Although these games have been ported onto modern systems countless times over the years (some of them even featured on the Sega Mega Drive Mini console a few years back), Sonic Origins feels like the definitive way to play them, with an admirable amount of effort going into the process of modernising them.

For one thing, all of these classics are now available with HD graphics and widescreen presentation. The colours really pop and it’s nice to see more of the level in the frame. That being said, if you prefer sticking to the original presentation, you can choose to play in the old squared-off aspect ratio if you so wish.

You’ll find the modern presentation in the Anniversary Mode of each game, which also adds one particularly massive improvement: the games now save your progress at each checkpoint, effectively giving you unlimited lives. You can keep on trying until you nail each boss battle and platforming segment, which will help a lot of people progress through the games in a far quicker way than before.

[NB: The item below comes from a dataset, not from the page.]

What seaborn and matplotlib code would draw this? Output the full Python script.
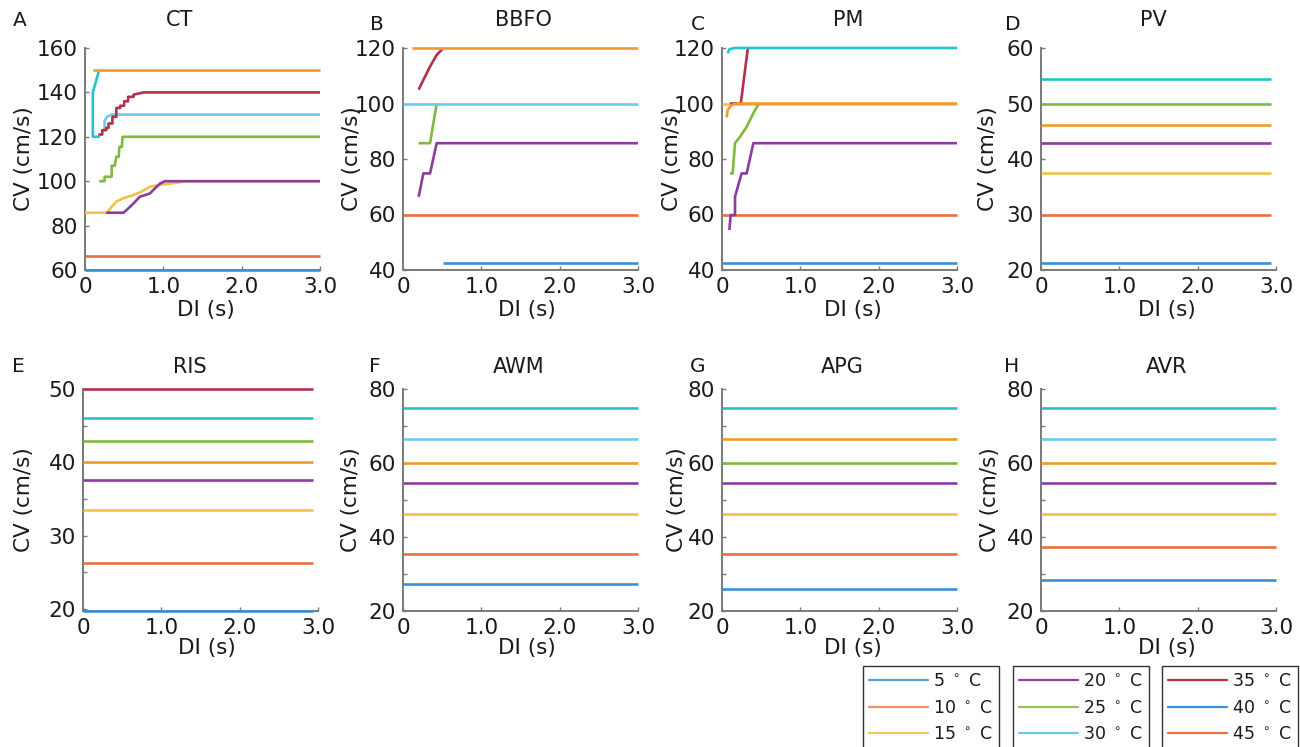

Again, though, this setting is an optional one. If you prefer to play with a strict number of lives, running the risk that you’ll need to restart the whole game if you fail too many times, you can do just that. And even with the unlimited lives turned on, you cannot save the game at any random point of your choosing - only the official checkpoints will trigger a save, which feels like a nice compromise.

Read More:

Screenshot of Sonic Origins.
Collecting coins will allow you to unlock extras in Sonic Origins Sega

This might be a case of stating the obvious, but it’s worth taking a moment here to stress just how good these games are. They’re classics for a reason, after all, and they’re just as fun in 2022 as they were at launch three decades ago. Whizzing through beautifully designed levels, spin-dashing through those peskily-placed enemies and gradually engineering Eggman’s downfall… as ever, it’s a great way to spend a few hours.

Revisiting the games with modern eyes, especially in the context of Sonic now being a blockbuster movie star, it’s very rewarding to remember just how iconic these first few games were. There are plenty of challenges, heaps of surprising ideas (the time-travel element in Sonic CD stands out as a bold move to this day), and some of the most memorable boss battles in gaming history to test your mettle to the max.

There’s extra fun to be had here beyond the games themselves, as well. New animated cutscenes have been created to bookend each of the adventures, while there’s a rich library of music and imagery to unlock and peruse as you go. There’s also a cool addition called Story Mode which mushes all the games together into one epic experience.

Another fun addition is the Boss Rush mode, available for each of the games, which allows you to face all the boss battles back to back; the ultimate challenge for any hardened fan. If you were the older sibling that used to coach younger kids through the boss fights, you’ll get a special sort of kick out of this we’d wager.

Sonic Origins screenshot.
All the bonus levels return in Sonic Origins Sega

However, there is one downside to this whole package - a bizarre selection of features are held back for customers who fork out more money. If you want extra retro music to listen back to, for example, you’ll need to buy the Classic Music pack to add some extra tracks to your library.

If you want Hard Missions that give you extra challenges in each level, you’ll need the Premium Fun Pack, which also makes the main menu background interactive amongst other cosmetic additions. Or if you want all of those things, you could buy the Digital Deluxe Edition.

Hoarding such minor features behind a variety of paywalls does leave a sour taste in the mouth, especially when Sonic Origins does so much else to preserve these games in a cool way. Focusing on the positives instead, it’s nice to note that the Blue Spheres mini-game from Sonic 3 & Knuckles seems to be included for all paying customers.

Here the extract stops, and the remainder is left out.